Gradient of accumulative loss is not equal to sum of gradients of single losses!

alibsa · October 1, 2019, 11:53am

Why accumulating gradients show us different value than summing them manually? Is it because of round-off errors?

Code:

class LogisticRegression(torch.nn.Module):
	def __init__(self, input_dim, output_dim):
		super(LogisticRegression, self).__init__()
		self.linear = torch.nn.Linear(input_dim, output_dim)

	def forward(self, x):
		outputs = self.linear(x)
		return outputs

batch_size = 128

seed = 0
torch.manual_seed(seed)
torch.cuda.manual_seed(seed)
torch.backends.cudnn.deterministic = True
torch.backends.cudnn.benchmark = False

train_dataset = dsets.MNIST(root='./dataMNIST', train=True, transform=transforms.ToTensor(), download=True)
test_dataset = dsets.MNIST(root='./dataMNIST', train=False, transform=transforms.ToTensor(), download=True)
trainloader = torch.utils.data.DataLoader(dataset=train_dataset, batch_size=batch_size, shuffle=True)
testloader = torch.utils.data.DataLoader(dataset=test_dataset, batch_size=batch_size, shuffle=False)

device = torch.device('cuda:0')

input_dim = 784
output_dim = 10

net = LogisticRegression(input_dim, output_dim)
net = net.to(device)
criterion = nn.CrossEntropyLoss(reduction = 'sum')

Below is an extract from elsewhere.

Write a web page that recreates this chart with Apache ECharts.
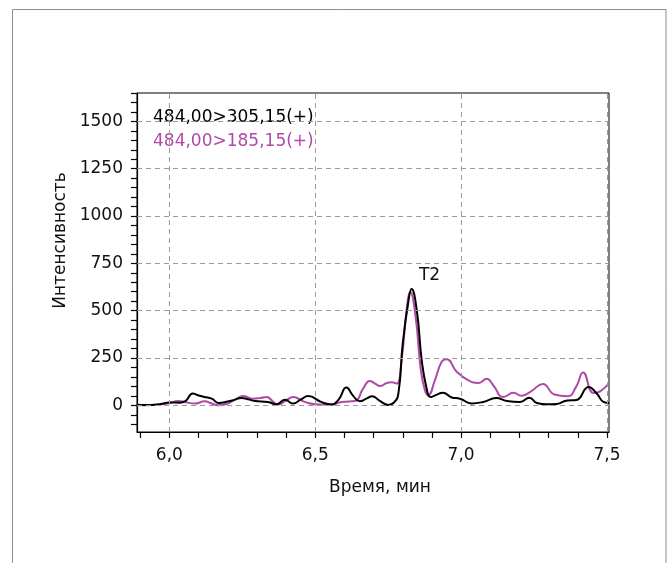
<!DOCTYPE html>
<html>
<head>
<meta charset="utf-8">
<title>Хроматограмма</title>
<script src="https://cdn.jsdelivr.net/npm/echarts@6/dist/echarts.min.js"></script>
<style>
  html, body { margin: 0; padding: 0; background: #ffffff; }
  #chart { width: 669px; height: 563px; }
</style>
</head>
<body>
<div id="chart"></div>
<script>
// MRM transitions
const seriesNames = ['484,00>305,15(+)', '484,00>185,15(+)'];
const seriesColors = ['#000000', '#b04aa6'];
const peakLabel = 'T2';

// 484,00>305,15(+) : retention time (min), intensity
const timeA = [5.889, 5.92, 5.95, 5.975, 6.0, 6.035, 6.055, 6.08, 6.1, 6.12, 6.145, 6.17, 6.2, 6.225, 6.247, 6.27,
  6.293, 6.338, 6.367, 6.396, 6.424, 6.45, 6.476, 6.52, 6.556, 6.58, 6.607, 6.63, 6.653, 6.675, 6.695, 6.72,
  6.75, 6.77, 6.785, 6.8, 6.82, 6.83, 6.848, 6.865, 6.882, 6.895, 6.915, 6.937, 6.968, 6.996, 7.036, 7.076,
  7.12, 7.157, 7.202, 7.234, 7.26, 7.294, 7.328, 7.365, 7.395, 7.437, 7.465, 7.488, 7.507];
const intensityA = [3, 2, 3, 8, 15, 14, 22, 62, 52, 44, 35, 12, 20, 30, 39, 32,
  23, 18, 5, 30, 9, 30, 49, 18, 4, 30, 94, 50, 21, 35, 48, 25,
  2, 15, 62, 327, 556, 614, 503, 238, 88, 44, 55, 67, 41, 35, 10, 18,
  38, 23, 18, 40, 12, 5, 7, 26, 28, 97, 62, 18, 12];

// 484,00>185,15(+) : retention time (min), intensity
const timeB = [5.889, 5.93, 5.967, 6.0, 6.03, 6.053, 6.087, 6.121, 6.145, 6.167, 6.2, 6.225, 6.253, 6.287, 6.31, 6.333,
  6.355, 6.373, 6.4, 6.424, 6.464, 6.51, 6.556, 6.59, 6.636, 6.664, 6.687, 6.705, 6.722, 6.745, 6.762, 6.779,
  6.796, 6.813, 6.826, 6.844, 6.862, 6.876, 6.887, 6.91, 6.933, 6.95, 6.985, 7.025, 7.06, 7.088, 7.11, 7.145,
  7.18, 7.206, 7.24, 7.28, 7.32, 7.365, 7.395, 7.418, 7.454, 7.478, 7.507];
const intensityB = [0, 0, 4, 12, 23, 18, 9, 21, 10, 0, 9, 30, 49, 35, 38, 44,
  20, 4, 25, 44, 18, 4, 4, 18, 23, 88, 129, 115, 102, 118, 122, 115,
  238, 503, 597, 468, 185, 80, 53, 132, 229, 244, 177, 132, 118, 140, 106, 44,
  66, 50, 74, 113, 57, 48, 100, 174, 65, 75, 118];

// axis ticks, labels and grid lines
const xTicks = [5.9, 6.0, 6.1, 6.2, 6.3, 6.4, 6.5, 6.6, 6.7, 6.8, 6.9, 7.0, 7.1, 7.2, 7.3, 7.4, 7.5];
const xLabels = [6.0, 6.5, 7.0, 7.5];
const yTicks = [-100, -50, 0, 50, 100, 150, 200, 250, 300, 350, 400, 450, 500, 550, 600, 650, 700, 750, 800,
  850, 900, 950, 1000, 1050, 1100, 1150, 1200, 1250, 1300, 1350, 1400, 1450, 1500, 1550, 1600, 1650];
const yLabels = [0, 250, 500, 750, 1000, 1250, 1500];
const xRange = [5.889, 7.507];
const yRange = [-141, 1650];

const FONT = 'DejaVu Sans';
const pairs = (xs, ys) => xs.map((x, i) => [x, ys[i]]);

const chart = echarts.init(document.getElementById('chart'), null, { renderer: 'canvas' });

const gridLineStyle = { color: '#9a9a9a', type: [5, 4], width: 1 };

chart.setOption({
  animation: false,
  backgroundColor: '#ffffff',
  textStyle: { fontFamily: FONT },
  graphic: [{
    type: 'rect',
    silent: true,
    shape: { x: 12.5, y: 9.5, width: 653.5, height: 620 },
    style: { fill: 'none', stroke: '#8c8c8c', lineWidth: 1 }
  }],
  grid: {
    left: 137, right: 60, top: 93, bottom: 131,
    show: true, borderColor: '#000', borderWidth: 1, backgroundColor: 'transparent'
  },
  legend: {
    orient: 'vertical',
    left: 143, top: 103,
    icon: 'none', itemWidth: 0, itemHeight: 20, itemGap: 4,
    selectedMode: false,
    textStyle: { fontFamily: FONT, fontSize: 17, lineHeight: 20 },
    data: seriesNames.map((n, i) => ({ name: n, textStyle: { color: seriesColors[i] } }))
  },
  xAxis: {
    type: 'value',
    min: xRange[0], max: xRange[1],
    name: 'Время, мин',
    nameLocation: 'middle',
    nameGap: 47,
    nameTextStyle: { fontFamily: FONT, fontSize: 17, color: '#111', padding: [0, 0, 0, 14] },
    axisLine: { show: true, onZero: false, lineStyle: { color: '#000', width: 1.2 } },
    axisTick: { show: true, length: 6, customValues: xTicks, lineStyle: { color: '#000', width: 1.2 } },
    axisLabel: {
      customValues: xLabels, margin: 15, fontFamily: FONT, fontSize: 17, color: '#111',
      formatter: v => v.toFixed(1).replace('.', ',')
    },
    splitLine: { show: false }
  },
  yAxis: {
    type: 'value',
    min: yRange[0], max: yRange[1],
    name: 'Интенсивность',
    nameLocation: 'middle',
    nameGap: 68,
    nameTextStyle: { fontFamily: FONT, fontSize: 17, color: '#111', padding: [0, 0, 0, 44] },
    axisLine: { show: true, onZero: false, lineStyle: { color: '#000', width: 1.2 } },
    axisTick: { show: true, length: 6, customValues: yTicks, lineStyle: { color: '#000', width: 1.2 } },
    axisLabel: {
      customValues: yLabels, margin: 14, fontFamily: FONT, fontSize: 17, color: '#111',
      formatter: v => String(v)
    },
    splitLine: { show: false }
  },
  series: [
    {
      // dashed grid at the labelled ticks
      name: 'grid',
      type: 'line',
      data: [],
      silent: true,
      markLine: {
        silent: true,
        symbol: 'none',
        label: { show: false },
        lineStyle: gridLineStyle,
        emphasis: { disabled: true },
        data: yLabels.map(v => ({ yAxis: v })).concat(xLabels.map(v => ({ xAxis: v })))
      }
    },
    {
      name: seriesNames[1],
      type: 'line',
      data: pairs(timeB, intensityB),
      showSymbol: false,
      smooth: 0.5,
      lineStyle: { color: seriesColors[1], width: 2 },
      itemStyle: { color: seriesColors[1] }
    },
    {
      name: seriesNames[0],
      type: 'line',
      data: pairs(timeA, intensityA),
      showSymbol: false,
      smooth: 0.5,
      lineStyle: { color: seriesColors[0], width: 2 },
      itemStyle: { color: seriesColors[0] },
      markPoint: {
        symbol: 'circle',
        symbolSize: 0,
        silent: true,
        label: {
          show: true, position: 'top', distance: 5, offset: [18, 0],
          fontFamily: FONT, fontSize: 17, color: '#111',
          formatter: peakLabel
        },
        data: [{ type: 'max', name: peakLabel }]
      }
    }
  ]
});
</script>
</body>
</html>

for data, target in trainloader:
	data = Variable(data.view(-1, 28 * 28))
	target = Variable(target)
	data, target = data.to(device), target.to(device)
	output = net(data)
	cost = criterion(output, target)
	cost.backward()

total_grad = 0.0
for p in net.parameters():
	total_grad += p.grad.data
	break

net.zero_grad()

for data, target in trainloader:
	data = Variable(data.view(-1, 28 * 28))
	target = Variable(target)
	data, target = data.to(device), target.to(device)
	output = net(data)
	cost = criterion(output, target)
	cost.backward()
	for p in net.parameters():
		total_grad -= p.grad.data
		break
	net.zero_grad()

print(total_grad.norm(2).item())

Output:

0.029222624376416206

Thank you!

albanD · October 1, 2019, 1:38pm

Hi,

This is most likely due to precision errors of floats.
Do you see the same behavior if you run with double by setting torch.set_default_tensor_type(torch.DoubleTensor).

alibsa · October 1, 2019, 1:54pm

Thanks, I tried it before, and the output was: 5.152470202661044e-11
I was thinking may be there is another problem.

I think you are right, and it is because of the floating number precision.